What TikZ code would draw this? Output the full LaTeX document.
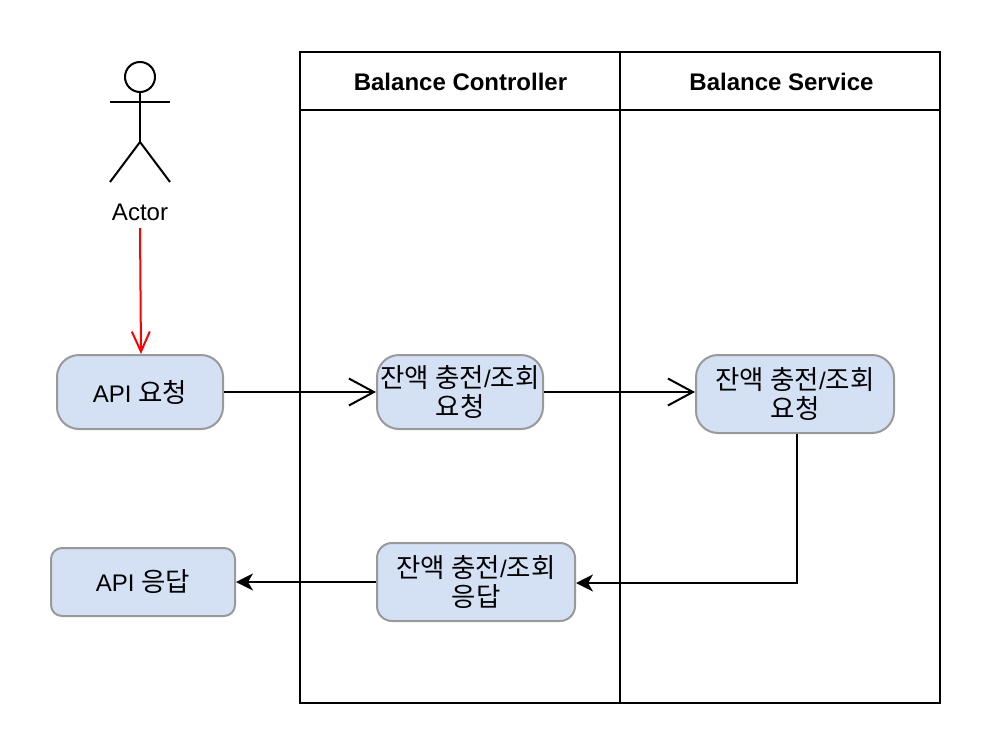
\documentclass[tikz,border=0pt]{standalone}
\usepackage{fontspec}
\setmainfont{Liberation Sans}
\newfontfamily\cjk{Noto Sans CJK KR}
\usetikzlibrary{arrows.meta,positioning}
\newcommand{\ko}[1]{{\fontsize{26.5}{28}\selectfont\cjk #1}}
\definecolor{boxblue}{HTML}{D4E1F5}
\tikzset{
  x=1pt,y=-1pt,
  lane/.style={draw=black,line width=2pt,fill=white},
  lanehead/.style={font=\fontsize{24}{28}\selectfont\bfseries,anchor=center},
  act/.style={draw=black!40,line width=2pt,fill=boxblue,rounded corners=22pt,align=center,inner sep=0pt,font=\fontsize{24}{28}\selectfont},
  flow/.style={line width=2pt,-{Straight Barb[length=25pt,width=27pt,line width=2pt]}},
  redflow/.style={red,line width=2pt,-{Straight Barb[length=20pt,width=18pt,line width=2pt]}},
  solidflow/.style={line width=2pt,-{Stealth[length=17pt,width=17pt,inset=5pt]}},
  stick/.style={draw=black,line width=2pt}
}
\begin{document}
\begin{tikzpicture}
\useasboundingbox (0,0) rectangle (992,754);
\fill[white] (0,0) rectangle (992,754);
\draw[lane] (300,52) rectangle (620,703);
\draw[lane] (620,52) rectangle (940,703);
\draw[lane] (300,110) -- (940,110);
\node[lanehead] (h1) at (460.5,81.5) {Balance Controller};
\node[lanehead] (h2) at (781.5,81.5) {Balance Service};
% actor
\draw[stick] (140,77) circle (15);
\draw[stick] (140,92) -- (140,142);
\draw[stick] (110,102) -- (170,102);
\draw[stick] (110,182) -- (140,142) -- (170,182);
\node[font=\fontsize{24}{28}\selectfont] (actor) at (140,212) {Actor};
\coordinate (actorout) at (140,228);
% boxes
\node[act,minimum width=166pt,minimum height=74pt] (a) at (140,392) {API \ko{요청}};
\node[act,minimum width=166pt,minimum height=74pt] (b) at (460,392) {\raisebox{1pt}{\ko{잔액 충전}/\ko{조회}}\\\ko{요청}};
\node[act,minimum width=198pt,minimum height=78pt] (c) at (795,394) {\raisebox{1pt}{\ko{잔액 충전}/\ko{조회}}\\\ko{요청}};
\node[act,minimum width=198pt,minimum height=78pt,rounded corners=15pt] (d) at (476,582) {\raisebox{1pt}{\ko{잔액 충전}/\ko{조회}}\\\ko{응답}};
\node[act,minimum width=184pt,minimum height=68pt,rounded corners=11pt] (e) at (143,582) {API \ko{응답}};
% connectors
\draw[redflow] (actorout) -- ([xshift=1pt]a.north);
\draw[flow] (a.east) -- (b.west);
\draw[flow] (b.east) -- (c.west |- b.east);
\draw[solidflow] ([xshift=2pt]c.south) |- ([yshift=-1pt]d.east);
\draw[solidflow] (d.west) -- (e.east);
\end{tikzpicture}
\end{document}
...
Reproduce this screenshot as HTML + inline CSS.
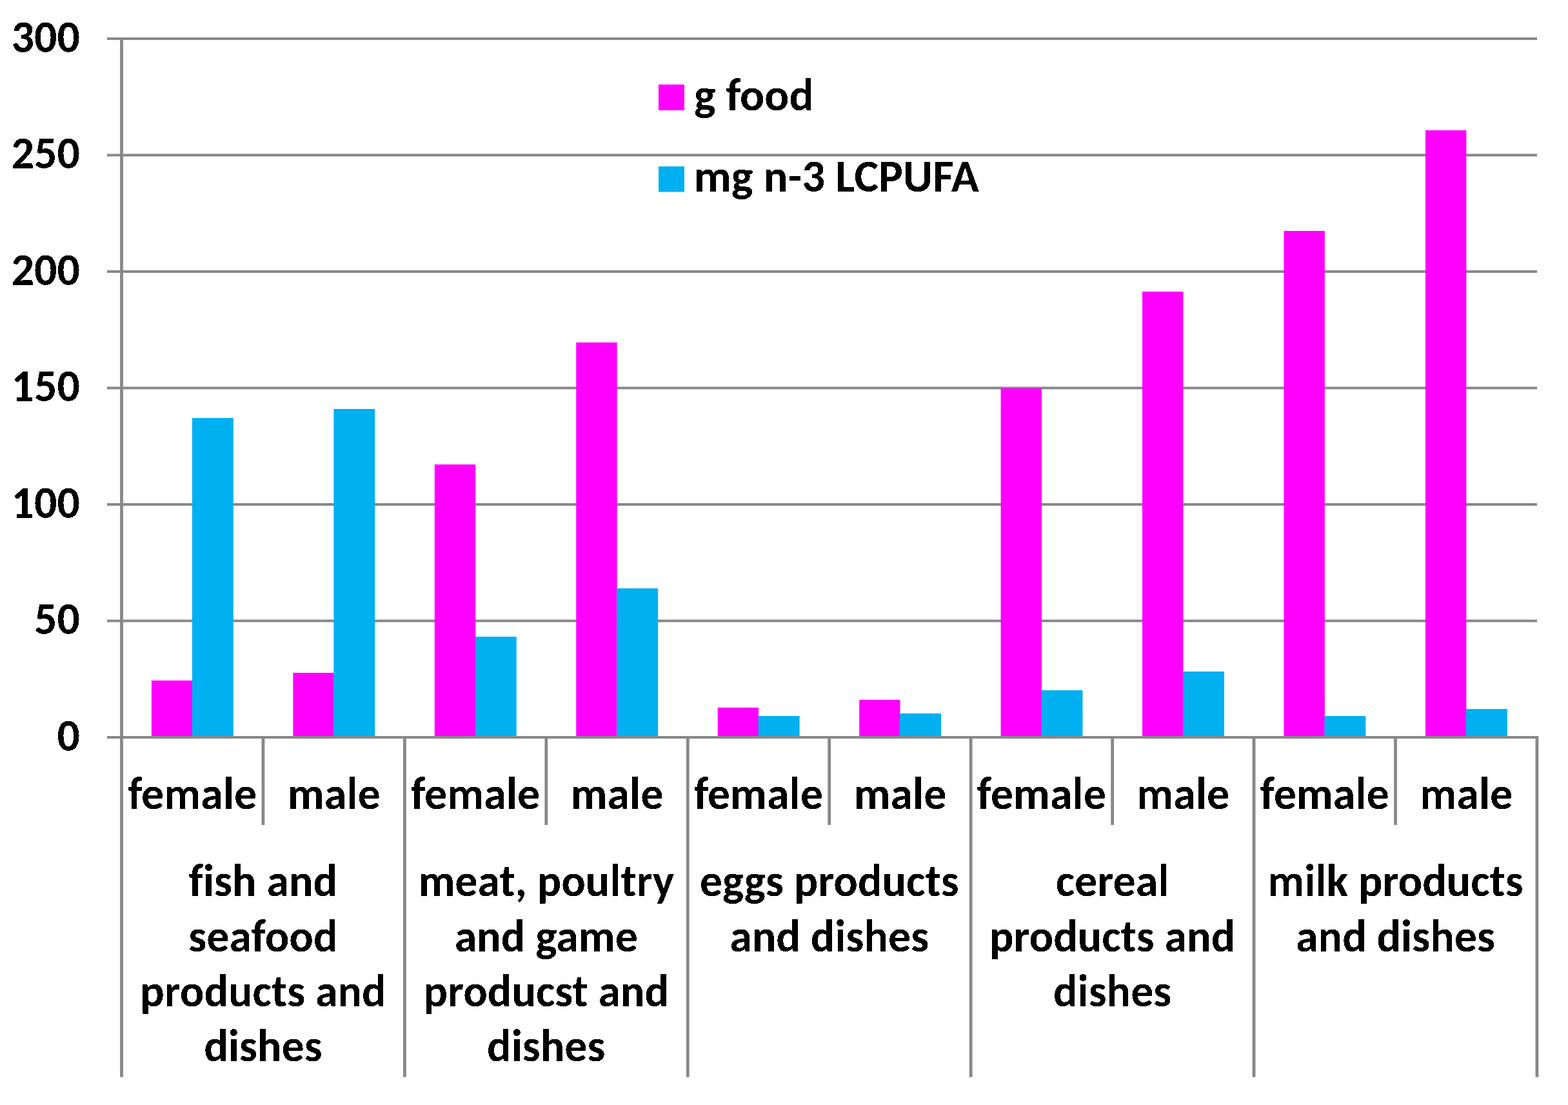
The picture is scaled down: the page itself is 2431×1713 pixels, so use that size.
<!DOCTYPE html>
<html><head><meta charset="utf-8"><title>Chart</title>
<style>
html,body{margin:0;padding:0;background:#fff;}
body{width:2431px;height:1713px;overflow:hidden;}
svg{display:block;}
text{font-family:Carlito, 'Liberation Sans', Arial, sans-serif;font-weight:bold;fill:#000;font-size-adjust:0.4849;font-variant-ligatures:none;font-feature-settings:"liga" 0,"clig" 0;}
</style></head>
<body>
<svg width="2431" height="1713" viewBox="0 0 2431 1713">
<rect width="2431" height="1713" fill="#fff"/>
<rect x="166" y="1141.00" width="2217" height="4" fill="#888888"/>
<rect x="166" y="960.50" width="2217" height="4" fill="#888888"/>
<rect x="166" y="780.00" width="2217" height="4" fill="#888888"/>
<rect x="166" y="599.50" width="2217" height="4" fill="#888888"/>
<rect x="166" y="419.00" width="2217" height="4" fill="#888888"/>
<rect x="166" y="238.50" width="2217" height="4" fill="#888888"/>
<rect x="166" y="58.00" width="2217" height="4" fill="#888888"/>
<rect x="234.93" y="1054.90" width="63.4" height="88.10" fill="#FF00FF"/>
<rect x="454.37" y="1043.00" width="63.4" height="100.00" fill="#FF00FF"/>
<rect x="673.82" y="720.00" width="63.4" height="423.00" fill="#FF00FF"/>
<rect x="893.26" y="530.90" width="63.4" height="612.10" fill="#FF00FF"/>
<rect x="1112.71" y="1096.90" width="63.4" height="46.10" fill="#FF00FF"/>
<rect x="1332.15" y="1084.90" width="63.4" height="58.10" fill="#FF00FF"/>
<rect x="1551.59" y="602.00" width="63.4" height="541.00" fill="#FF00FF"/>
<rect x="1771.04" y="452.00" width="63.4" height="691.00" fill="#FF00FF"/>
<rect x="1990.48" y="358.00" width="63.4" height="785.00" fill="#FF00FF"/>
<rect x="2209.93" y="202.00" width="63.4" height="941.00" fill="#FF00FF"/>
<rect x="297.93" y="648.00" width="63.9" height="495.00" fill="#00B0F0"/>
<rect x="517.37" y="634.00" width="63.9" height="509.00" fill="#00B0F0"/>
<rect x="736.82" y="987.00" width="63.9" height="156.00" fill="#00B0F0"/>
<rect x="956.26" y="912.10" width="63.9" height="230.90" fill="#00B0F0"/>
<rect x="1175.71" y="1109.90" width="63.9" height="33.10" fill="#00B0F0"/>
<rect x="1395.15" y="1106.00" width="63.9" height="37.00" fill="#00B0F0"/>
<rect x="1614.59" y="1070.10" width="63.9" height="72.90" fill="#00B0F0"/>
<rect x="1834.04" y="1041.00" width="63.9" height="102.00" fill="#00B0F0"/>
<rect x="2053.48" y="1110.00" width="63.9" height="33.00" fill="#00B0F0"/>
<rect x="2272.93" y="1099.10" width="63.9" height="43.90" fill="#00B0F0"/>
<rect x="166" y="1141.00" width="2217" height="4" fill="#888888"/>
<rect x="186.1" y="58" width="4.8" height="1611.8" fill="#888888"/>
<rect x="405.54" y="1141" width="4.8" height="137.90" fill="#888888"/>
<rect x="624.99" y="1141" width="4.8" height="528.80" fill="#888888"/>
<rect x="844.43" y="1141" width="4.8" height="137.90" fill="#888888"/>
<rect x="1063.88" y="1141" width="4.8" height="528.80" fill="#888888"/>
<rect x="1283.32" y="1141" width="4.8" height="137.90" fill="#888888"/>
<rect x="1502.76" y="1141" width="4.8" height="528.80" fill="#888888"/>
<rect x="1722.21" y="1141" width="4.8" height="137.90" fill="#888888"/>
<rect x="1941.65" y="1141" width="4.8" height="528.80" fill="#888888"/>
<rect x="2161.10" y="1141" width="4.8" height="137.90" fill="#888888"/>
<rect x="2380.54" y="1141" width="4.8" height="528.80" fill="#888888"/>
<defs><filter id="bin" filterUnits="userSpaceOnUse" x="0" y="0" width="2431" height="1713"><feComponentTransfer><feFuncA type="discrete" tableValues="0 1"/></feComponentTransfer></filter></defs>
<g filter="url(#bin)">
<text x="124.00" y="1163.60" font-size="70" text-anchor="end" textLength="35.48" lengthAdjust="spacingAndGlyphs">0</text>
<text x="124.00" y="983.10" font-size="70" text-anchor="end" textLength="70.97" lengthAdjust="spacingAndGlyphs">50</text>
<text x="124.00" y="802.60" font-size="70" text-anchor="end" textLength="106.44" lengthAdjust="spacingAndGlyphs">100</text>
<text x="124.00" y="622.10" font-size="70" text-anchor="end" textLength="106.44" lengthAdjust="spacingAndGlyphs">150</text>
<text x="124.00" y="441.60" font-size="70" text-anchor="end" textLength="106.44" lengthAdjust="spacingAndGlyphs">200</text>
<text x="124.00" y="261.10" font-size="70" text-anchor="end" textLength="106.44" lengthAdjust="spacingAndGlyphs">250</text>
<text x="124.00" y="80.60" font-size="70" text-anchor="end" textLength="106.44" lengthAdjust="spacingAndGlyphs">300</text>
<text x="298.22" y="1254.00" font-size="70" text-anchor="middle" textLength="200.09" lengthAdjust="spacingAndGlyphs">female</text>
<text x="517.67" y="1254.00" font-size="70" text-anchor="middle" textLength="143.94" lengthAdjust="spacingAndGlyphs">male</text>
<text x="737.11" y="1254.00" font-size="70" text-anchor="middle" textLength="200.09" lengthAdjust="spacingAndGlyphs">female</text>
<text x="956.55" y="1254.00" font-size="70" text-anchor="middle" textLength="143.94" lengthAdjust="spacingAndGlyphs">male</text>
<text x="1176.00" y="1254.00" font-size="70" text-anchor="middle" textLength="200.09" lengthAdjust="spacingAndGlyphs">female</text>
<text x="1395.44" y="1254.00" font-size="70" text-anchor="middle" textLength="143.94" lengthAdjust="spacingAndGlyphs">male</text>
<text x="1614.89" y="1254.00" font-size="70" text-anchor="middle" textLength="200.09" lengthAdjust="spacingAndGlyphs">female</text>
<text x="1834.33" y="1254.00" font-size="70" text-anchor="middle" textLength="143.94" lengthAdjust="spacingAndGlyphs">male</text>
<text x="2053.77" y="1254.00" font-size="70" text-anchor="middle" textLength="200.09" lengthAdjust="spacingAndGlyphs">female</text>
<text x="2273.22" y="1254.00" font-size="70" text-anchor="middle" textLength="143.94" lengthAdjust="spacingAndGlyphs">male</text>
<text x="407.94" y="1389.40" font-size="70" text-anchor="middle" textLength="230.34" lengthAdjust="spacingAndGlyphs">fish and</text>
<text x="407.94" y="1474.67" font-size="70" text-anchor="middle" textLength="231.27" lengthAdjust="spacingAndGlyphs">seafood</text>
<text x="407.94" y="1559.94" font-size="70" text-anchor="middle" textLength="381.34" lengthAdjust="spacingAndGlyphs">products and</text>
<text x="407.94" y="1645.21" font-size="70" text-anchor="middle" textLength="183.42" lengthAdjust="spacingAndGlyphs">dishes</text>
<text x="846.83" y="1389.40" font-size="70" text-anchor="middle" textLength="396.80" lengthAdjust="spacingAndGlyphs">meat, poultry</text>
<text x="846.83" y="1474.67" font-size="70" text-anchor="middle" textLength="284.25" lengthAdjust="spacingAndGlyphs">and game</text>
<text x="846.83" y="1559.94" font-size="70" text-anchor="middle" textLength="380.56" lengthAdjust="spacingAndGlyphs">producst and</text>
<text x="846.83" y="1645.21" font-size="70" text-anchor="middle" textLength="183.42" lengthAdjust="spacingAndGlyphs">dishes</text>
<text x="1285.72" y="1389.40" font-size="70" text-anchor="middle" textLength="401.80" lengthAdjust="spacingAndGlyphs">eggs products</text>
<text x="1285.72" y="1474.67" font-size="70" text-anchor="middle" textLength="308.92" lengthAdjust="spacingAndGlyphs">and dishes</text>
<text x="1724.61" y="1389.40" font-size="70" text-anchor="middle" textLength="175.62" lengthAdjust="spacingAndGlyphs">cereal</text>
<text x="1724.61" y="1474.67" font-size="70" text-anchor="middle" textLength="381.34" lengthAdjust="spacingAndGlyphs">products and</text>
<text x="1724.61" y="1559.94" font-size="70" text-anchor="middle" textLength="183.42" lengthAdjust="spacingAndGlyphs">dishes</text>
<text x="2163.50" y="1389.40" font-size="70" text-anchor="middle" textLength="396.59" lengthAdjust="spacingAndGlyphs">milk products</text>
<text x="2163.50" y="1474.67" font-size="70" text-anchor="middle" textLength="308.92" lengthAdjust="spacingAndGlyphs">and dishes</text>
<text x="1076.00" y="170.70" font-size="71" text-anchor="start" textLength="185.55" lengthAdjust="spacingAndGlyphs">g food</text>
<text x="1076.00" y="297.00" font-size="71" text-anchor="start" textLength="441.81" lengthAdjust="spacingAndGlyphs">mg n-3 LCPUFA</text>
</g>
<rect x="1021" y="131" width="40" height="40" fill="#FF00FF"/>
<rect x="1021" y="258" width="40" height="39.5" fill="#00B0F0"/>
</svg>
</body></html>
---
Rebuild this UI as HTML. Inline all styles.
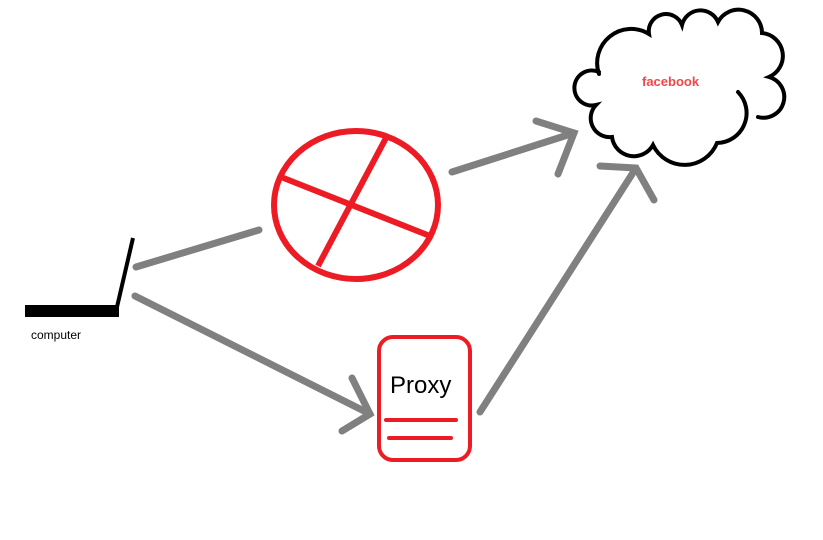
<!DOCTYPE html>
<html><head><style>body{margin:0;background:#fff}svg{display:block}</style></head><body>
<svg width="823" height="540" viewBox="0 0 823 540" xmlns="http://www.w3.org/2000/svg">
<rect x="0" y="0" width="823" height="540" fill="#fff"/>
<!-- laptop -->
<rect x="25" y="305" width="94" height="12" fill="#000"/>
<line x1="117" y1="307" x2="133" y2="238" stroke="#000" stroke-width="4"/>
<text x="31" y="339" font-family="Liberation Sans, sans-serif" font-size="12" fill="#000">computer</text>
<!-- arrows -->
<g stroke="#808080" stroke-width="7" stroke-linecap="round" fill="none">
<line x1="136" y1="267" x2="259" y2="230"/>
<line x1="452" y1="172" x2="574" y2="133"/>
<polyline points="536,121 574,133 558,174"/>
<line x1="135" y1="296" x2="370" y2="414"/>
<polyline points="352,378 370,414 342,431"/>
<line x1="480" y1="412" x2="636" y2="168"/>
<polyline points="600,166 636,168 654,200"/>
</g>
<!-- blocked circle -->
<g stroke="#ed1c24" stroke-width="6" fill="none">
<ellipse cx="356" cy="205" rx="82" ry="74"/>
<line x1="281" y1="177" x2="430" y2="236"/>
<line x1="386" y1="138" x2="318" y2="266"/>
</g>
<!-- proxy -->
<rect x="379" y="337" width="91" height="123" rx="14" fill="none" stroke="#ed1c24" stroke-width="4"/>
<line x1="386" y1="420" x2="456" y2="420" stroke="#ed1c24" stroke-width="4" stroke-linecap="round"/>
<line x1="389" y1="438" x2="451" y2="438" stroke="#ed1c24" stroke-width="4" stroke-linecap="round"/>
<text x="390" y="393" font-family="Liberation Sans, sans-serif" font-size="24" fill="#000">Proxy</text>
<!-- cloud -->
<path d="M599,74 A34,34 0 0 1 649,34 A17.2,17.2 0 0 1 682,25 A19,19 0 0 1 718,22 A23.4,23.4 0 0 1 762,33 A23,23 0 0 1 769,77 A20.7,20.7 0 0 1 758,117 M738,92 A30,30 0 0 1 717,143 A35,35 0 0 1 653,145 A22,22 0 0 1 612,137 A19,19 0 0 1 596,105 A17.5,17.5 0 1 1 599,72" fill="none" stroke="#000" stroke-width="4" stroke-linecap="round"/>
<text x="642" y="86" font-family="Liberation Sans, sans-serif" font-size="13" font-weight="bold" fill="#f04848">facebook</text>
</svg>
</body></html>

**What you are asked to do**
Copy all lines from the material that include "this".

**Exercise solution**
What TikZ code would draw this? Output the full LaTeX document.
Reproduce this screenshot as HTML + inline CSS.
Rebuild this UI as HTML. Inline all styles.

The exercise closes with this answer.